The hounds being released at the Irish Northern Drag Hunt Association Final of the All Ireland Heats in Kill earlier this year.

The call of the Huntsman in the winter of life

As we remember our loved ones gone before us this month of November, Fr Jason Murphy recalls the sound of Huntsmen from his youth and the echoes of times and people past in his new column 'Let the Busy World Be Hushed'...

The sound of Huntsmen on a late November day is akin to the cry of the curlew in summer meadows of long ago; rarely heard these days and, as with the curlew, the huntsmen too are fewer and fewer.

But to hear the beagles after the scent of a fox, running through the frost bitten fields is a sound beyond all telling, the lonesome howl re-echoing across the drumlins, as they chase along the headlands and fields. They dart through gaps in holly and hawthorn bushes in the dying moments of the winter sun, which dances on the ice covered bottoms, flickering through the bare sally trees to bid a fond farewell to yet another day of traipsing. Oh to hear the huntsmen calling their beagles for home in the dying duskish of that winter’s day is for a huntsman, adrift from the crowd, like sweet music to his ears.

So it was on winter evenings that huntsmen gathered in after a long days trek o’er hill and flaggin’ bottom, walking home with their hounds behind, through the fields down near Folias bridge along the River Erne and the grass yards there. Piling into the lounge of the Dublin Bar, which would fill with the smell of the crisp frost air as the door opened into the heated room and the cold of the evening crept in around the ankles of men in hunting boots. As they threw off their winter coats and the steam rose to mix with the smoke of the Sweet Afton cigarettes, they congregated around the bar for hot whiskeys and rum and blacks and any half one going that might warm their souls; mediums and pints of stout and bottles of McArdle’s, the orders coming thick and fast.

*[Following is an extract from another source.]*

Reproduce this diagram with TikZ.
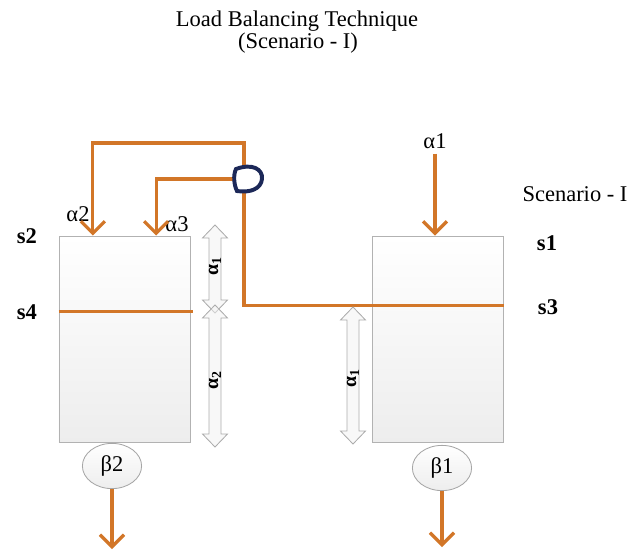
\documentclass[tikz,border=0pt]{standalone}
\usepackage{fontspec}
\setmainfont{Liberation Serif}
\usetikzlibrary{arrows.meta,positioning,calc,shapes.geometric}
\definecolor{wireorange}{RGB}{210,118,40}
\definecolor{jumpnavy}{RGB}{28,40,88}

\begin{document}
\begin{tikzpicture}[x=0.025cm, y=-0.025cm, >={Straight Barb[length=3mm,width=6mm]},
    every node/.style={align=center, font=\fontsize{16}{19}\selectfont},
    wire/.style={line width=2.3pt, wireorange},
    tank/.style={draw=gray!60, line width=0.6pt, top color=white, bottom color=gray!14,
      minimum width=3.275cm, minimum height=5.15cm, inner sep=0pt},
    outlet/.style={ellipse, draw=gray!70, line width=0.6pt, top color=white, bottom color=gray!14,
      minimum width=1.48cm, minimum height=1.13cm, inner sep=0pt},
    tag/.style={font=\fontsize{16}{19}\selectfont\bfseries}]
    \useasboundingbox (0,0) rectangle (641,549);
    \node (title) at (297,21) {Load Balancing Technique};
    \node (subtitle) at (298,43) {(Scenario - I)};
    \node (scn) at (575,194) {Scenario - I};

    \node[tank] (lbox) at (124.5,339) {};
    \node[tank] (rbox) at (438,339) {};
    \node[tag] (s2) at (27,236) {s2};
    \node[tag] (s4) at (27,312) {s4};
    \node[tag] (s1) at (547,243) {s1};
    \node[tag] (s3) at (548,307) {s3};

    \node (a2) at (78,214) {α2};
    \node (a3) at (177,224) {α3};
    \node (a1) at (435,141) {α1};

    \coordinate (jn) at (244,179);
    \coordinate (in2) at ($(lbox.north west)!0.26!(lbox.north east)$);
    \coordinate (in3) at ($(lbox.north west)!0.74!(lbox.north east)$);

    \draw[wire,->] (jn) -- ++(0,-36) -| (in2);
    \draw[wire,->] (jn) -| (in3);
    \draw[wire] (jn) |- ($(rbox.north east)+(0,70)$);
    \draw[wire] ($(lbox.north west)+(0,76)$) -- ++(134,0);
    \draw[wire,->] (a1.south) -- (a1.south |- rbox.north);
    \draw[jumpnavy, line width=2.8pt, fill=white] ($(jn)+(-8,-10)$)
      .. controls ($(jn)+(8,-16)$) and ($(jn)+(19,-10)$) .. ($(jn)+(18,0)$)
      .. controls ($(jn)+(17,10)$) and ($(jn)+(6,14)$) .. ($(jn)+(-7,12)$)
      .. controls ($(jn)+(-10,6)$) and ($(jn)+(-11,-4)$) .. cycle;

    \foreach \x/\ya/\yb/\k/\ly in {215/225/313/1/266, 215/305/447/2/380, 353/307/444/1/378} {
      \draw[gray!65, fill=gray!10, fill opacity=0.5, line width=0.6pt] (\x,\ya) -- (\x+12.5,\ya+13)
        -- (\x+6,\ya+13) -- (\x+6,\yb-13) -- (\x+12.5,\yb-13) -- (\x,\yb) -- (\x-12.5,\yb-13)
        -- (\x-6,\yb-13) -- (\x-6,\ya+13) -- (\x-12.5,\ya+13) -- cycle;
      \node[rotate=90, font=\fontsize{14}{16}\selectfont\bfseries] at (\x,\ly) {α\textsubscript{\k}};
    }

    \node[outlet] (b2) at (112,466) {β2};
    \node[outlet] (b1) at (442,468) {β1};
    \draw[wire,->] (b2.south) -- ++(0,60);
    \draw[wire,->] (b1.south) -- ++(0,56);
  \end{tikzpicture}
\end{document}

Men still in peak caps aclad leaned over each the other, waving five and ten pound notes to grab the attention of Frank Corrigan who stood behind the bar with his wife in tow, the plates of egg and onion sandwiches carried through on arms stretched high the big hands of starving men, straining to reach the refreshments to quieten the roar of their hungry stomachs. Lying up, each in turn, against the radiators until their frozen bones had thawed and there the voice of a huntsman, unique in its tone, a shrill breaking the talk of men could be heard from the lounge below, as a hush went round the bar, ah the Youths of sweet Redhills and My lovely River Finn.

Their faces, I remember them still, etched by the passing of time, faces that are now part of folklore: Jemmy McCabe and Gerry Fitz who bought an ass at Carrigallen mart and brought it home on the back seat of his car and poor auld Sonny Maguire, names that were familiar twixt the hills of Derryerry and Derryarmush and along by Wattlebridge where they met with men of their own kind to buy a bottle of plum poitín for callers of a Christmas day, in a time when people called.

I found my thrill on Blue berry hill; Bob Reilly who lived in a caravan along the river Erne in which big men gathered of a Wednesday night around a paraffin lamp, to play cards, as he teetered on the edge of his stool at the end of the bar singing with both eyes closed, imagining how it might be aloft on that hilltop where blue berries grew in the heady days of his youth as the men laughed and cheered and sent him down a pint of Smithwick for telling of his imaginings. Gerry West from Treehoo cross in the corner of the Bar ‘if ya ever go to heaven’ as the cheers went up from all who gathered in on that November evening on Belturbet’s steepest hill.

Once a huntsman is always so, it’s in your very bones. The cry of the fox in the still night air reminds you that those fields have not yet being traversed and, there with the call, you learn to travel life’s paths, through bog and ditches over hill and whins on wet days and bright sunny days, in the early winter and come the spring before the birds begin to nest. Huntsmen who knew what it was to stand aloft upon a hill, their lungs filled with air and look beyond at all that lay before them or know too what it was to get caught below in a mucky gap without the strong outstretched arm of another to pull you up, lessons for a lifetime, learned by one generation after the next.

And there through those fields and in that lounge bar we shared these precious hours, hours I oft times revisit in my mind’s eye as I light a candle in a darkened church in these late November evenings and recall their faces before me, men who laughed and sang and were as full of life as I am now yet now, like all the others gone before, are but names etched on headstones in graveyards around. Eternal rest grant unto them Oh Lord, as the lonesome call of the huntsmen re-echoes in my mind as I look on the flickering candles setting the shrine aglow; the shrine of remembrance in a time when all things remind, a time to stop and think on faces that once were, when all around recoils and yet another year breathes its last. No wonder they gathered together and cheered to their hearts content on November days, singing songs to distract the mind and carry them beyond... beyond the veil of our leave - taking.

Remember them Lord, each and every huntsmen alike who traipsed these fields before us and let perpetual light shine upon them and forever may they rest in peace.